**Required work**. Drop the pictures, then extract the listing word for word.

_ _ _ _

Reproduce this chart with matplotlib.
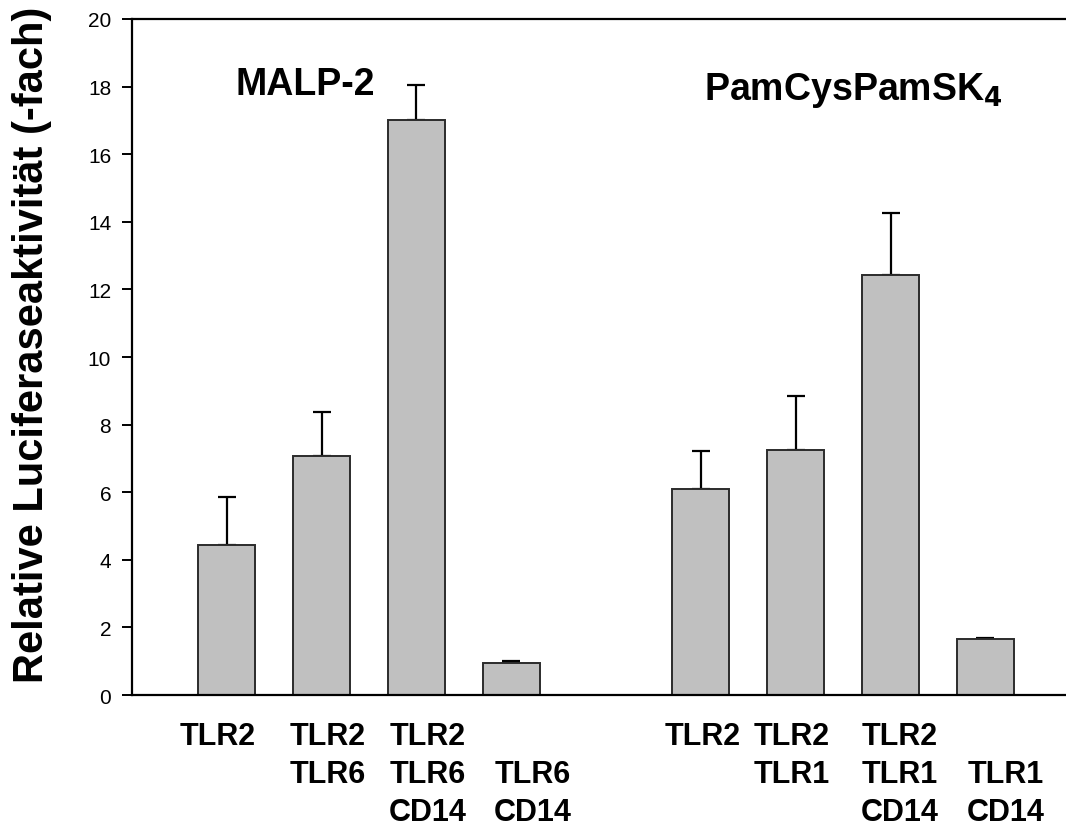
import matplotlib.pyplot as plt
import numpy as np

plt.rcParams['font.family'] = ['Liberation Sans', 'DejaVu Sans']

# Balken-Positionen (zwei Gruppen mit Lücke dazwischen)
positions = [0, 1, 2, 3, 5, 6, 7, 8]
means = [4.45, 7.07, 17.02, 0.95, 6.1, 7.25, 12.42, 1.65]
errors = [1.42, 1.30, 1.04, 0.05, 1.12, 1.59, 1.85, 0.05]

labels = ['TLR2', 'TLR2\nTLR6', 'TLR2\nTLR6\nCD14', '\nTLR6\nCD14',
          'TLR2', 'TLR2\nTLR1', 'TLR2\nTLR1\nCD14', '\nTLR1\nCD14']
label_shift = [-0.10, 0.06, 0.12, 0.23, 0.02, -0.04, 0.10, 0.21]

fig = plt.figure(figsize=(10.66, 8.29), dpi=100)
ax = fig.add_axes([0.1238, 0.1604, 0.8762, 0.8155])

ax.bar(positions, means, width=0.6, color='#c0c0c0', edgecolor='#2b2b2b',
       linewidth=1.4, zorder=2)
ax.errorbar(positions, means, yerr=[np.zeros(len(errors)), errors], fmt='none',
            ecolor='black', elinewidth=1.6, capsize=6.5, capthick=1.6, zorder=1)

ax.set_xlim(-1, 8.85)
ax.set_ylim(0, 20)
ax.set_yticks(range(0, 21, 2))
ax.tick_params(axis='y', direction='out', length=7, width=1.4, labelsize=15, pad=8)
ax.set_xticks([])

for s in ['left', 'top', 'bottom']:
    ax.spines[s].set_linewidth(1.6)
ax.spines['right'].set_visible(False)

# Beschriftung unter den Balken
trans = ax.get_xaxis_transform()
for x, lab, dx in zip(positions, labels, label_shift):
    ax.text(x + dx, -0.038, lab, transform=trans, ha='center', va='top',
            fontsize=22, fontweight='bold', linespacing=1.36)

ax.text(0.186, 0.904, 'MALP-2', transform=ax.transAxes, fontsize=27,
        fontweight='bold', ha='center', va='center')
ax.text(0.772, 0.895, 'PamCysPamSK$_\\mathbf{4}$', transform=ax.transAxes,
        fontsize=27, fontweight='bold', ha='center', va='center')

fig.text(0.030, 0.584, 'Relative Luciferaseaktivität (-fach)', rotation=90,
         fontsize=30, fontweight='bold', ha='center', va='center')

plt.savefig('out.png', dpi=100)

_ _ _ _

**The answer**.
Reproduce this chart with matplotlib.
import matplotlib.pyplot as plt
import numpy as np

plt.rcParams['font.family'] = ['Liberation Sans', 'DejaVu Sans']

# Balken-Positionen (zwei Gruppen mit Lücke dazwischen)
positions = [0, 1, 2, 3, 5, 6, 7, 8]
means = [4.45, 7.07, 17.02, 0.95, 6.1, 7.25, 12.42, 1.65]
errors = [1.42, 1.30, 1.04, 0.05, 1.12, 1.59, 1.85, 0.05]

labels = ['TLR2', 'TLR2\nTLR6', 'TLR2\nTLR6\nCD14', '\nTLR6\nCD14',
          'TLR2', 'TLR2\nTLR1', 'TLR2\nTLR1\nCD14', '\nTLR1\nCD14']
label_shift = [-0.10, 0.06, 0.12, 0.23, 0.02, -0.04, 0.10, 0.21]

fig = plt.figure(figsize=(10.66, 8.29), dpi=100)
ax = fig.add_axes([0.1238, 0.1604, 0.8762, 0.8155])

ax.bar(positions, means, width=0.6, color='#c0c0c0', edgecolor='#2b2b2b',
       linewidth=1.4, zorder=2)
ax.errorbar(positions, means, yerr=[np.zeros(len(errors)), errors], fmt='none',
            ecolor='black', elinewidth=1.6, capsize=6.5, capthick=1.6, zorder=1)

ax.set_xlim(-1, 8.85)
ax.set_ylim(0, 20)
ax.set_yticks(range(0, 21, 2))
ax.tick_params(axis='y', direction='out', length=7, width=1.4, labelsize=15, pad=8)
ax.set_xticks([])

for s in ['left', 'top', 'bottom']:
    ax.spines[s].set_linewidth(1.6)
ax.spines['right'].set_visible(False)

# Beschriftung unter den Balken
trans = ax.get_xaxis_transform()
for x, lab, dx in zip(positions, labels, label_shift):
    ax.text(x + dx, -0.038, lab, transform=trans, ha='center', va='top',
            fontsize=22, fontweight='bold', linespacing=1.36)

ax.text(0.186, 0.904, 'MALP-2', transform=ax.transAxes, fontsize=27,
        fontweight='bold', ha='center', va='center')
ax.text(0.772, 0.895, 'PamCysPamSK$_\\mathbf{4}$', transform=ax.transAxes,
        fontsize=27, fontweight='bold', ha='center', va='center')

fig.text(0.030, 0.584, 'Relative Luciferaseaktivität (-fach)', rotation=90,
         fontsize=30, fontweight='bold', ha='center', va='center')

plt.savefig('out.png', dpi=100)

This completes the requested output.